On the other hand, if we are predicting stock outs, we may go for precision.  If 200 of my 5,000 items will stock out next month, I may want high precision.  That is, I would be happy if you gave me a list of the high precision list of 60 SKUs most likely to stock out.  I’ll expedite and take extra measures with these 60 SKUs.  I’ll still miss 140.  But, that is better than the model giving me a list of 600 SKUs.  The list of 600 has most of the 200 in there, but I’m spending time and money on 400 items where there wasn’t going to be a problem.

Final Business Thoughts

Managers will soon see more and more classification problems.  Knowing about precision and recall will help you guide your team to build the best models for your business.

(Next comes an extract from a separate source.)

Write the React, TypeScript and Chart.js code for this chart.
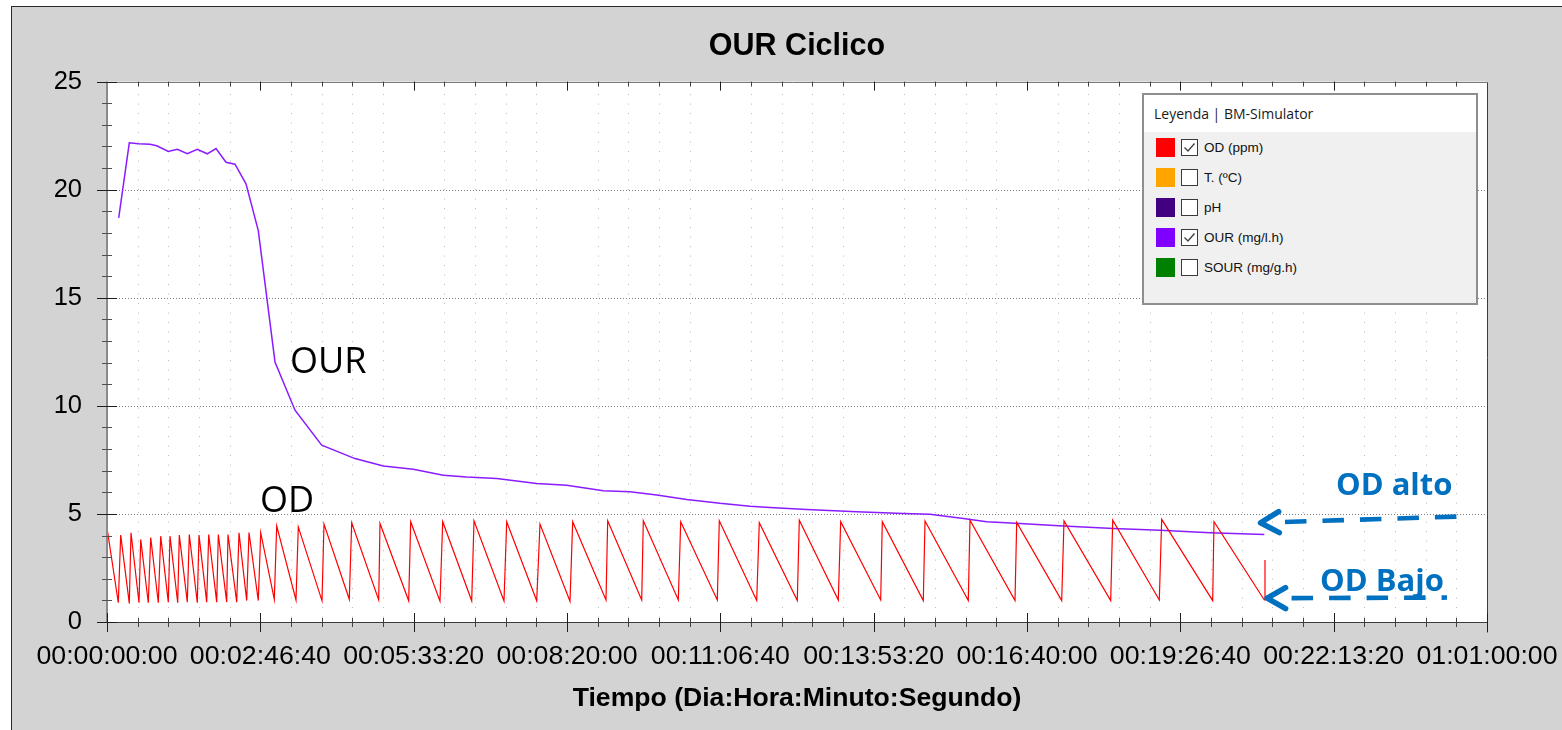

Extra Material:  Details on the Calculations

To truly understand the calculations, we need to understand the following conditions:

  1. True Negative: we predicted that we wouldn’t catch a blue fish and we didn’t
  2. False Negative: we predicted that we wouldn’t catch a blue fish and we did
  3. True Positive: we predicted that we would catch a red fish and we did
  4. False Positive: we predicted that we would catch a red fish and we didn’t

Precision is the percent of times that we predict an event will occur and it actually does; for example, with the net we catch 17 fish, but only 6 are actually red giving a precision of 6/17 ≈ 35%: (true positives / (true positives + false positives)).  Recall is the percentage of events that occur that we predict will occur; again, with the nets we catch 6 of the 8 total red fish giving a recall of 6/8 = 75%: (true positives / (true positives + false negatives)).